======== Supplied records ========
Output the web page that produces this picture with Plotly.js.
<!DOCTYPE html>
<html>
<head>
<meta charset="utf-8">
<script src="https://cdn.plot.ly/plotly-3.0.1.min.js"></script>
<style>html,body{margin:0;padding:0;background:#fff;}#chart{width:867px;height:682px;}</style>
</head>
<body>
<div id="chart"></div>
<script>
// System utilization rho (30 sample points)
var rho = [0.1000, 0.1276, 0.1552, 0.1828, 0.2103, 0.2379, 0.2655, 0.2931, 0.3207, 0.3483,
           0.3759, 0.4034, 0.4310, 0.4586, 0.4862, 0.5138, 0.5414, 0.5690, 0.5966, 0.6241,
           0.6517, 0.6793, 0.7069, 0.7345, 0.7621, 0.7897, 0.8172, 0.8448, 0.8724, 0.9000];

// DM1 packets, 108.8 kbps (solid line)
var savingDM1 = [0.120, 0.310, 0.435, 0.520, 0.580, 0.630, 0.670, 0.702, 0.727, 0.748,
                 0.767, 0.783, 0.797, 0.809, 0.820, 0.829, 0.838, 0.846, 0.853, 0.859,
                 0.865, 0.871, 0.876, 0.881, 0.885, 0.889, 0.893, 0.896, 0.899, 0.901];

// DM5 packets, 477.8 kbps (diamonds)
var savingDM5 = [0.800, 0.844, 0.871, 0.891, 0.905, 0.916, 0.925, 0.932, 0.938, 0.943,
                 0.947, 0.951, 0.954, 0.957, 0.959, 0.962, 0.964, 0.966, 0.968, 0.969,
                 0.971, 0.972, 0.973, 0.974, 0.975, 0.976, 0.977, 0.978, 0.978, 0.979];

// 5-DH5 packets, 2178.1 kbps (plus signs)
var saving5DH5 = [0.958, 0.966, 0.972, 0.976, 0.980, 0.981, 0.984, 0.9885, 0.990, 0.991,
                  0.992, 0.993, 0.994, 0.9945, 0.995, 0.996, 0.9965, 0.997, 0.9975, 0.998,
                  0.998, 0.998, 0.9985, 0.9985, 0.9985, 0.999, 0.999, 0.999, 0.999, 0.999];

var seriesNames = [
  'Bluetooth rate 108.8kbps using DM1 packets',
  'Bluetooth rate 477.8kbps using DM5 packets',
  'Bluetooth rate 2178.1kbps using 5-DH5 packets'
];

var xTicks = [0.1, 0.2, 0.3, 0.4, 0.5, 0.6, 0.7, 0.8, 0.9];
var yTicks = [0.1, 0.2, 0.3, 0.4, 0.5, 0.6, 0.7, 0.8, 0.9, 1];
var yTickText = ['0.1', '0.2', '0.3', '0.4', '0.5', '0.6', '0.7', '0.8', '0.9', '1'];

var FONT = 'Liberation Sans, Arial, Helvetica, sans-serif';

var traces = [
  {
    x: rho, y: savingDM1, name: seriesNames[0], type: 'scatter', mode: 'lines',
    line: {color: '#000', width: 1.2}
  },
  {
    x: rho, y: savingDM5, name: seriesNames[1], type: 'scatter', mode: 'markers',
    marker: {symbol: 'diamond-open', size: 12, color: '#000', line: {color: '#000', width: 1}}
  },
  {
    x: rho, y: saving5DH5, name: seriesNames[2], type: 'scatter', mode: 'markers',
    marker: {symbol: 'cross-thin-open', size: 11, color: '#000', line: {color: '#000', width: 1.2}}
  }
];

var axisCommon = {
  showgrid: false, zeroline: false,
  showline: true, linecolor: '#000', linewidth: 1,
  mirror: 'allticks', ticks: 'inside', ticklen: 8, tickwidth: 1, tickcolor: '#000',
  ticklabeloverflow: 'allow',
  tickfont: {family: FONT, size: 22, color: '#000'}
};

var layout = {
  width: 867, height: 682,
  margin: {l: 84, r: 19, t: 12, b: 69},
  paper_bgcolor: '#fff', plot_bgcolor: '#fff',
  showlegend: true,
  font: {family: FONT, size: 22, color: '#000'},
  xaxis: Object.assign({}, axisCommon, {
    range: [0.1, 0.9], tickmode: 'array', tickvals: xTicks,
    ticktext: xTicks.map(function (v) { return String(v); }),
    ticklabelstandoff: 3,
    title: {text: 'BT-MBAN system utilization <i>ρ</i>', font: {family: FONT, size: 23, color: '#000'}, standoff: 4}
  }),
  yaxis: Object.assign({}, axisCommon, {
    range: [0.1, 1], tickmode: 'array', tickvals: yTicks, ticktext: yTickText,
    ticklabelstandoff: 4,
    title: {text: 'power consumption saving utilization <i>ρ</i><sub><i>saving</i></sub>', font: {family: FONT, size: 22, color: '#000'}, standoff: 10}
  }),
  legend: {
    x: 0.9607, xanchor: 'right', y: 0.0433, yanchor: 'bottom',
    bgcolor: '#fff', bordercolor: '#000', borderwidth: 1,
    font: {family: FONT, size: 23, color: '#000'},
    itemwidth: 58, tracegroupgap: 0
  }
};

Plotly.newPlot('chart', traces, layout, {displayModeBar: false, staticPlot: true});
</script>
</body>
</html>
========
======== Supplied records ========
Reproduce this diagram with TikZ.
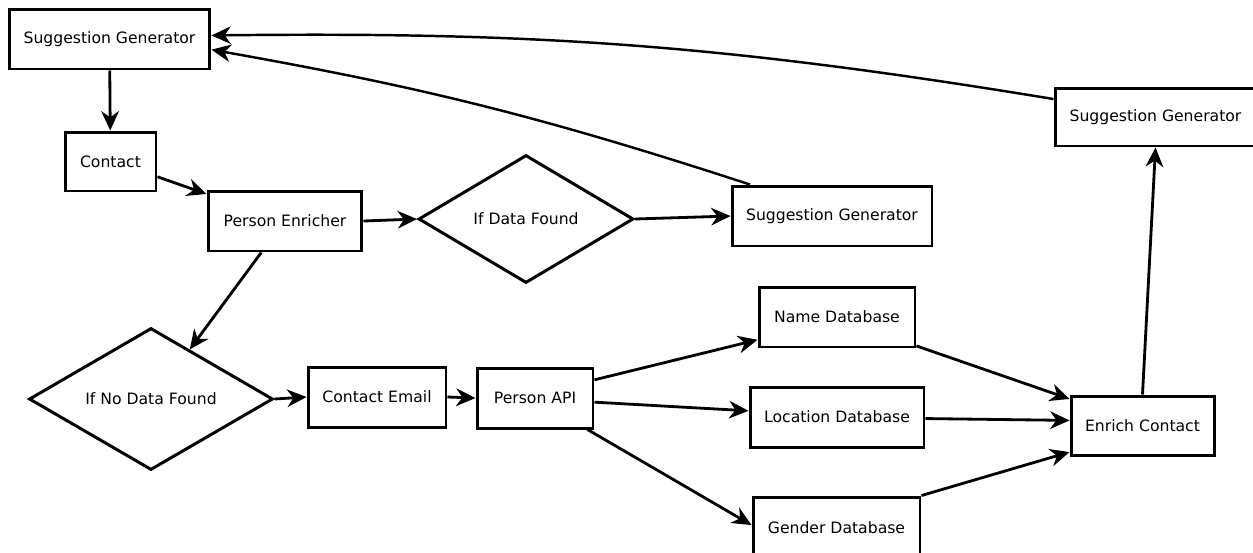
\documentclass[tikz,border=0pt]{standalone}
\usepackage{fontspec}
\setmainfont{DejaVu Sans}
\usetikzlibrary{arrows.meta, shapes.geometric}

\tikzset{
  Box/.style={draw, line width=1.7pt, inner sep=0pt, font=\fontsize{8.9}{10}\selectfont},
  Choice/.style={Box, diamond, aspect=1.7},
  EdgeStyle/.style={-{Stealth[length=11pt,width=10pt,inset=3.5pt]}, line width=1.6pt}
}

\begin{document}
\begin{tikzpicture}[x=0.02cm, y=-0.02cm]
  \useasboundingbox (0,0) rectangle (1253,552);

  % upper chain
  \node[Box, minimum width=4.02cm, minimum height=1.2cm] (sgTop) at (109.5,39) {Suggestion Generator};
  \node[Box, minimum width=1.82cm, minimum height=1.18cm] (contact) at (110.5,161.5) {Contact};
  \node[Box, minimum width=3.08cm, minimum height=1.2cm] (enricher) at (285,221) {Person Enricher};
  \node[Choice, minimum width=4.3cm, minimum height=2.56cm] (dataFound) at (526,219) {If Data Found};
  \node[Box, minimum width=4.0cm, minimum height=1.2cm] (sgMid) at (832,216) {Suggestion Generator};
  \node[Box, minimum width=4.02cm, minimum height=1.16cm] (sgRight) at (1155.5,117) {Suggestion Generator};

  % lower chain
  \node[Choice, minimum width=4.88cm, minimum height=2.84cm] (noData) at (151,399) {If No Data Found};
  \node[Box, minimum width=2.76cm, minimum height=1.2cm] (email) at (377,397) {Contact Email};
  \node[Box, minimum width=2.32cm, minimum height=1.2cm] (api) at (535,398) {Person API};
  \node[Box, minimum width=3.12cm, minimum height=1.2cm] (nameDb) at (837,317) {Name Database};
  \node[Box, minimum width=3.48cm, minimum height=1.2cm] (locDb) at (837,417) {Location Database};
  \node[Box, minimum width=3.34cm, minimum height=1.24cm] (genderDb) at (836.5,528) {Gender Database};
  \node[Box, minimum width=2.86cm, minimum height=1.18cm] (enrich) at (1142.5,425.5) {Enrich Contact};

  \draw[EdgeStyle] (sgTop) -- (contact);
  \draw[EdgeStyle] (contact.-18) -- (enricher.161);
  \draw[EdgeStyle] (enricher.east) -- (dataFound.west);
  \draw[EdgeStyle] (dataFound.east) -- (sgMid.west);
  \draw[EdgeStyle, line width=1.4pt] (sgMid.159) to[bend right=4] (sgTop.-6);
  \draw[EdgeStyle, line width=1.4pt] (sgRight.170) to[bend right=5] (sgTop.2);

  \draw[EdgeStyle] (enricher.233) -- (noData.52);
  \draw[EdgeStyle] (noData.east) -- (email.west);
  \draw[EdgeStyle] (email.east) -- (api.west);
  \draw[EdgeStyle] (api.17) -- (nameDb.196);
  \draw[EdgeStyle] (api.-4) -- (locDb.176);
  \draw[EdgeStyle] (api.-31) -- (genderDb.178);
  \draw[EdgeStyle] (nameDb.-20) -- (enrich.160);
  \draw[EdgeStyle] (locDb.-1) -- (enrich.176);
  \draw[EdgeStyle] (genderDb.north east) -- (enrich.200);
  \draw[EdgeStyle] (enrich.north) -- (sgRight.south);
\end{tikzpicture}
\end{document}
========
======== Supplied records ========
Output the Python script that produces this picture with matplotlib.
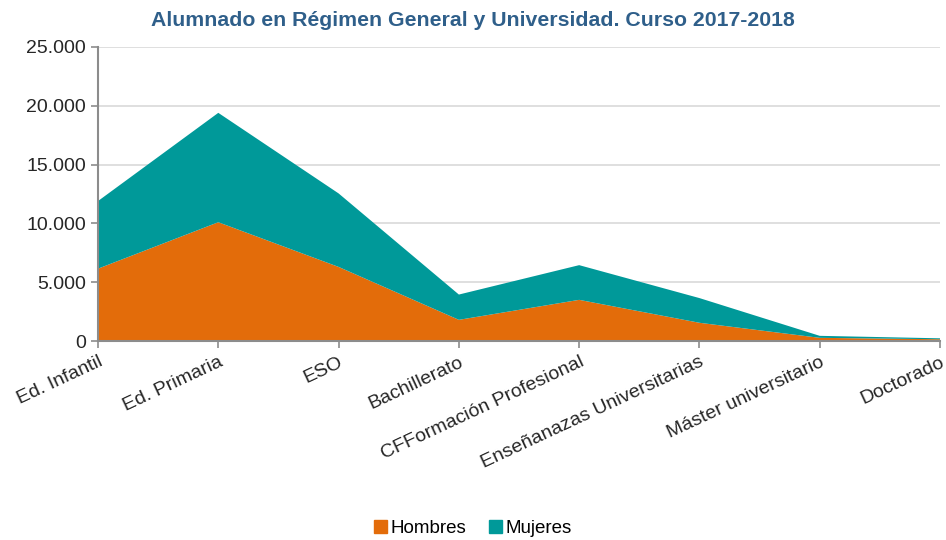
========
__Problem statement__: Repeat the span of lines that opens with the line holding "Output the web" and closes with the line holding "0.896, 0.899, 0.901];", exactly as it stands.

__Response to the exercise__:
Output the web page that produces this picture with Plotly.js.
<!DOCTYPE html>
<html>
<head>
<meta charset="utf-8">
<script src="https://cdn.plot.ly/plotly-3.0.1.min.js"></script>
<style>html,body{margin:0;padding:0;background:#fff;}#chart{width:867px;height:682px;}</style>
</head>
<body>
<div id="chart"></div>
<script>
// System utilization rho (30 sample points)
var rho = [0.1000, 0.1276, 0.1552, 0.1828, 0.2103, 0.2379, 0.2655, 0.2931, 0.3207, 0.3483,
           0.3759, 0.4034, 0.4310, 0.4586, 0.4862, 0.5138, 0.5414, 0.5690, 0.5966, 0.6241,
           0.6517, 0.6793, 0.7069, 0.7345, 0.7621, 0.7897, 0.8172, 0.8448, 0.8724, 0.9000];

// DM1 packets, 108.8 kbps (solid line)
var savingDM1 = [0.120, 0.310, 0.435, 0.520, 0.580, 0.630, 0.670, 0.702, 0.727, 0.748,
                 0.767, 0.783, 0.797, 0.809, 0.820, 0.829, 0.838, 0.846, 0.853, 0.859,
                 0.865, 0.871, 0.876, 0.881, 0.885, 0.889, 0.893, 0.896, 0.899, 0.901];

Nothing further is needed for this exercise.